** START Records provided **

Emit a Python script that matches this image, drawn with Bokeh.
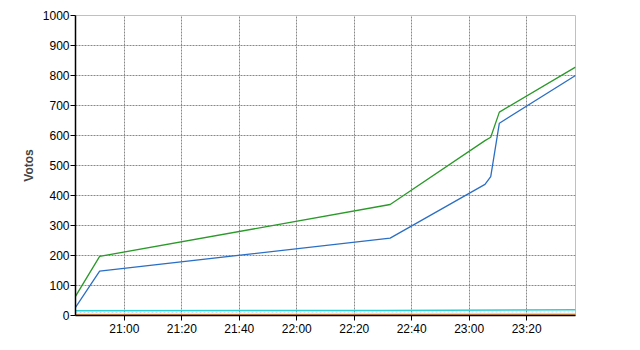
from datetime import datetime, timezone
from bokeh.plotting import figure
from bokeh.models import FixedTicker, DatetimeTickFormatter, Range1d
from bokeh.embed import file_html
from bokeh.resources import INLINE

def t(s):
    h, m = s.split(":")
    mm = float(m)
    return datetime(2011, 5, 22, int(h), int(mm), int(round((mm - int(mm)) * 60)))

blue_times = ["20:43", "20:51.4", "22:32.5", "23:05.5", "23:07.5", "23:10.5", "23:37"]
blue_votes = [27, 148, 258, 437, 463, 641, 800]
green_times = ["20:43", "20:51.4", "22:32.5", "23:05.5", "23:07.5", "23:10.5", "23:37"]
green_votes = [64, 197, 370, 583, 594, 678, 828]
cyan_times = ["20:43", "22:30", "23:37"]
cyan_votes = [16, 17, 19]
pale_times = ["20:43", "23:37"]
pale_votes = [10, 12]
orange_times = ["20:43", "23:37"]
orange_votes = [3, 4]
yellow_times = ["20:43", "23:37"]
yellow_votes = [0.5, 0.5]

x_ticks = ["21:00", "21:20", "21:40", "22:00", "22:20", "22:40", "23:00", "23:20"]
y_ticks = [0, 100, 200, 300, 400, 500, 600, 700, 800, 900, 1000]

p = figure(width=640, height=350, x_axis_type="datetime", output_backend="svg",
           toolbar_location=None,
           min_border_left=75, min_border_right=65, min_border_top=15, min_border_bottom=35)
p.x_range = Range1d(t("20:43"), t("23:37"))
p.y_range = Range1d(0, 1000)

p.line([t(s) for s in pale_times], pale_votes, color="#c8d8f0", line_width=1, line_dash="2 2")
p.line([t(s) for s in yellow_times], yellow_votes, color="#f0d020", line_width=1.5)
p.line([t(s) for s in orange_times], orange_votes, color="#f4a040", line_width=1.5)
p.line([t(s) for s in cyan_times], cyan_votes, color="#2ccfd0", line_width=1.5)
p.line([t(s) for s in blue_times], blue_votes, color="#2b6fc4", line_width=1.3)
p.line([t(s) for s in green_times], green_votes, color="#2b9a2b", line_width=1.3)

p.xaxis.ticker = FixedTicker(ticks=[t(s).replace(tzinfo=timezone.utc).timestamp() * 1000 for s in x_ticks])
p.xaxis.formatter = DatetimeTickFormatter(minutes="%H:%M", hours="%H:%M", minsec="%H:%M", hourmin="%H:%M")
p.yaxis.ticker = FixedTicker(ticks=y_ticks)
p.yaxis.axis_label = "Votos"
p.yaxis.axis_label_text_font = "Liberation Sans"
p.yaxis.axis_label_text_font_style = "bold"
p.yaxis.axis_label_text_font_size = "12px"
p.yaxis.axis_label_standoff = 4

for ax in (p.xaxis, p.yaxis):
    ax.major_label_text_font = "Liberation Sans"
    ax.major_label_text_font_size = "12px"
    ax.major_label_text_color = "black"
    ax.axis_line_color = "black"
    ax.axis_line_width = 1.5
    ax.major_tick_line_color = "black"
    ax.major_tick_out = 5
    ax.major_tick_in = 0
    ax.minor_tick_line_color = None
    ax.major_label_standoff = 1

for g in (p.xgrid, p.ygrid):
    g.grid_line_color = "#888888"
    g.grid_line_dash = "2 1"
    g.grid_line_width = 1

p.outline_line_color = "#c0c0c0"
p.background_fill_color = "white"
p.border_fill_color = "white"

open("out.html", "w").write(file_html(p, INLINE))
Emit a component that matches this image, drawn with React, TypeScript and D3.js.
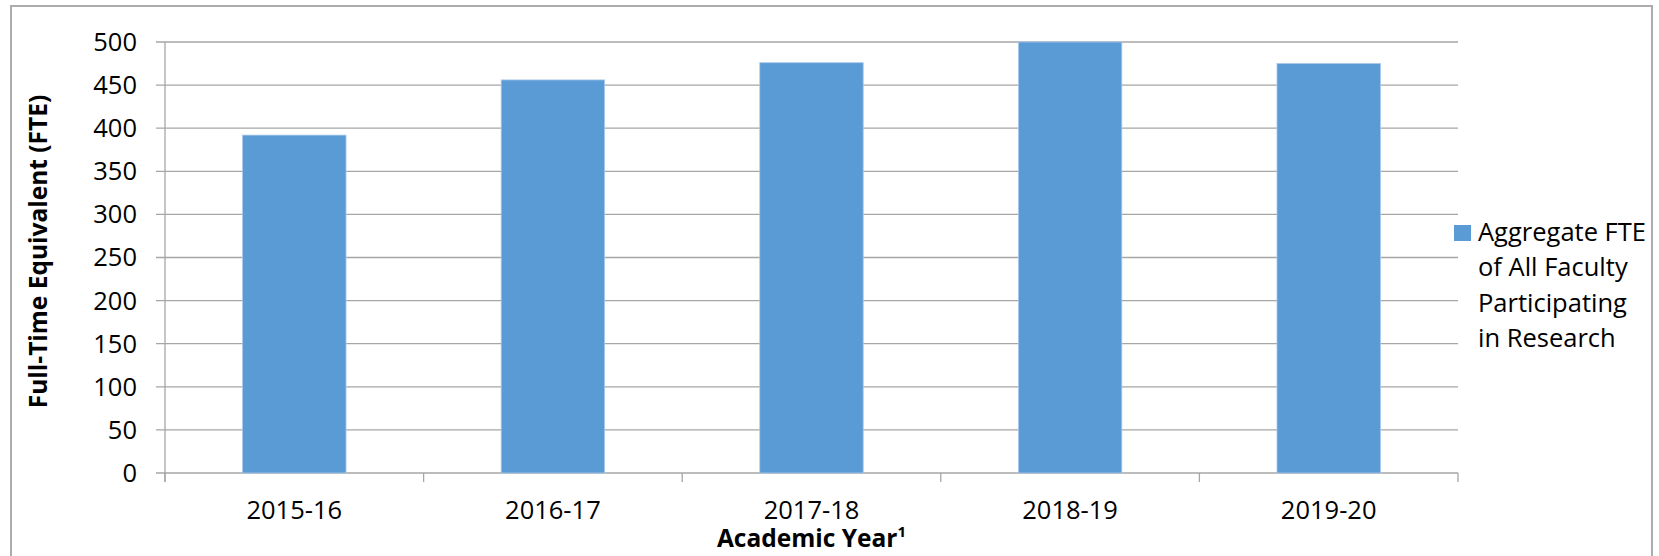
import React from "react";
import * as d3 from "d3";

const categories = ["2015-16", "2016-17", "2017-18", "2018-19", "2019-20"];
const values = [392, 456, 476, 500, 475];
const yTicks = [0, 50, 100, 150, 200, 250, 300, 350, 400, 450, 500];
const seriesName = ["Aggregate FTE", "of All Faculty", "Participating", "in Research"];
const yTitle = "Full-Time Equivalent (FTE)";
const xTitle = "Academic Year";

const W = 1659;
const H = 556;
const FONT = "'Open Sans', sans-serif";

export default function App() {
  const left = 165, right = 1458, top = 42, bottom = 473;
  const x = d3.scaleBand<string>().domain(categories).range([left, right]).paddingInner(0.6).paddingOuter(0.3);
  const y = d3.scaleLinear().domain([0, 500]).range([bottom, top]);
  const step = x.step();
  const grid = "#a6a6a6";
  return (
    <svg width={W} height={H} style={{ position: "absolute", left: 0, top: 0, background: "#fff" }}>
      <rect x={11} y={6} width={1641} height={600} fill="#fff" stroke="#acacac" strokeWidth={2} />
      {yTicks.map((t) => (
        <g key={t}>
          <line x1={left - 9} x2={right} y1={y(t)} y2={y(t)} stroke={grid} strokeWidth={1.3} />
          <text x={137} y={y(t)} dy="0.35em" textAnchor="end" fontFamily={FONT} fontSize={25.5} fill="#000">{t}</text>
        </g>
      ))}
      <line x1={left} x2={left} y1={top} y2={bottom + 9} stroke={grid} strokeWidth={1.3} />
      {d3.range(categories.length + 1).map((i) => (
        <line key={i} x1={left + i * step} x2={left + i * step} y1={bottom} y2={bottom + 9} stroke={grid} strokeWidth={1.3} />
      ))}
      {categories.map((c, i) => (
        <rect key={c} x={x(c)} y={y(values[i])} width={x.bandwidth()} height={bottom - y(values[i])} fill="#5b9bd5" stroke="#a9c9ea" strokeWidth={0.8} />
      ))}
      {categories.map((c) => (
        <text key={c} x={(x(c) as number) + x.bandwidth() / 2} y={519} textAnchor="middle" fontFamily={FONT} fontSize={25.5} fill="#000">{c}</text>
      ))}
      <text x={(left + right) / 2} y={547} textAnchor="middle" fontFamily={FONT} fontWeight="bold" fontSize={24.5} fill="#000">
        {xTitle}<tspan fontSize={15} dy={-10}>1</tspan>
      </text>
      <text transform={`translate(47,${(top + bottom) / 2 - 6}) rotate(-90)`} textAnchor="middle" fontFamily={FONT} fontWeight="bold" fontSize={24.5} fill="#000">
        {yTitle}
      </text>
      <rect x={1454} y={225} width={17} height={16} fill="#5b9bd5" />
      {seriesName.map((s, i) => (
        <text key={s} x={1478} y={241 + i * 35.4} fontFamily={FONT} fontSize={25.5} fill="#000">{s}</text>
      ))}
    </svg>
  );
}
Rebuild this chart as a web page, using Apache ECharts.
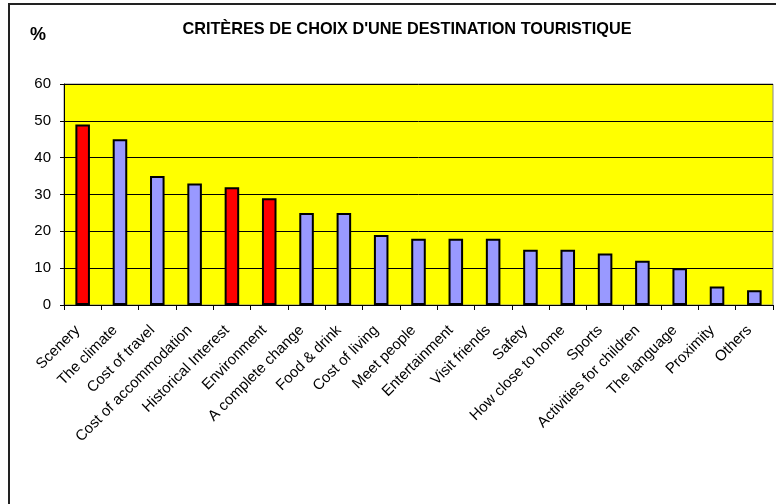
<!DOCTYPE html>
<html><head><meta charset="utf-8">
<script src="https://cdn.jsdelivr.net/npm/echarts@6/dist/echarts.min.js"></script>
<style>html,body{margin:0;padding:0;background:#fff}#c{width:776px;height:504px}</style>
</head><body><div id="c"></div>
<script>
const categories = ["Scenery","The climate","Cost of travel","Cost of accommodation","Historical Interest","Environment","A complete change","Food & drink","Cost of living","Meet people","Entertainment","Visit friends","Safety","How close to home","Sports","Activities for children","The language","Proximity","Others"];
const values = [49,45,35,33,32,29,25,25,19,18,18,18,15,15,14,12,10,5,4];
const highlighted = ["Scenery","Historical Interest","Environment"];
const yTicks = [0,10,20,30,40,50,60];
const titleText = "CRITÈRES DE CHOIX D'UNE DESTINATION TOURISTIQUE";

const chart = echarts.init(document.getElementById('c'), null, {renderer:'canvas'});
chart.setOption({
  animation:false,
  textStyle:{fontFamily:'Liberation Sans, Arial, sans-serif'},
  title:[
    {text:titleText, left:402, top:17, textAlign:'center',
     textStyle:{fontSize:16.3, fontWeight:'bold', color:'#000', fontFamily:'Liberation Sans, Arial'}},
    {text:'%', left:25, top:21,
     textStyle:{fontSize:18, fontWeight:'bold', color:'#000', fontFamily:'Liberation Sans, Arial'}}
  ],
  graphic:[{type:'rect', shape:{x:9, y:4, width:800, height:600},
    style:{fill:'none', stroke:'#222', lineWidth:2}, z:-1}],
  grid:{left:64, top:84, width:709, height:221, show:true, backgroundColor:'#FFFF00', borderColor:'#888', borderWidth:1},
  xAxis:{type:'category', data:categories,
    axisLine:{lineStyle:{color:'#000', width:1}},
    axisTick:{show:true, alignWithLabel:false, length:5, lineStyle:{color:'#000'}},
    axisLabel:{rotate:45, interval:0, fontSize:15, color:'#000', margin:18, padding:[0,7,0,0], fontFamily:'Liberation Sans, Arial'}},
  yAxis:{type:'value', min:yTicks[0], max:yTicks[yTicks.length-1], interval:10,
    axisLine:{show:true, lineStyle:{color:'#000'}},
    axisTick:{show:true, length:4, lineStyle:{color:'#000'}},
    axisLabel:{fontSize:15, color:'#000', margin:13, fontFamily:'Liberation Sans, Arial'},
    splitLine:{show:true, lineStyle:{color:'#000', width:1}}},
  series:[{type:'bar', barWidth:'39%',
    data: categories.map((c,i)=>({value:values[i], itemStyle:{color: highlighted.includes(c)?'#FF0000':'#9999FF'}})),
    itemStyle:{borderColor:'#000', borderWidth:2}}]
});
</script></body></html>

** END Records provided **

**Instructions to follow**
Starting with the first line of the data above and ending with the line containing "800, 900, 1000]", please restate every line exactly, leaving images out.

**Finished task**
Emit a Python script that matches this image, drawn with Bokeh.
from datetime import datetime, timezone
from bokeh.plotting import figure
from bokeh.models import FixedTicker, DatetimeTickFormatter, Range1d
from bokeh.embed import file_html
from bokeh.resources import INLINE

def t(s):
    h, m = s.split(":")
    mm = float(m)
    return datetime(2011, 5, 22, int(h), int(mm), int(round((mm - int(mm)) * 60)))

blue_times = ["20:43", "20:51.4", "22:32.5", "23:05.5", "23:07.5", "23:10.5", "23:37"]
blue_votes = [27, 148, 258, 437, 463, 641, 800]
green_times = ["20:43", "20:51.4", "22:32.5", "23:05.5", "23:07.5", "23:10.5", "23:37"]
green_votes = [64, 197, 370, 583, 594, 678, 828]
cyan_times = ["20:43", "22:30", "23:37"]
cyan_votes = [16, 17, 19]
pale_times = ["20:43", "23:37"]
pale_votes = [10, 12]
orange_times = ["20:43", "23:37"]
orange_votes = [3, 4]
yellow_times = ["20:43", "23:37"]
yellow_votes = [0.5, 0.5]

x_ticks = ["21:00", "21:20", "21:40", "22:00", "22:20", "22:40", "23:00", "23:20"]
y_ticks = [0, 100, 200, 300, 400, 500, 600, 700, 800, 900, 1000]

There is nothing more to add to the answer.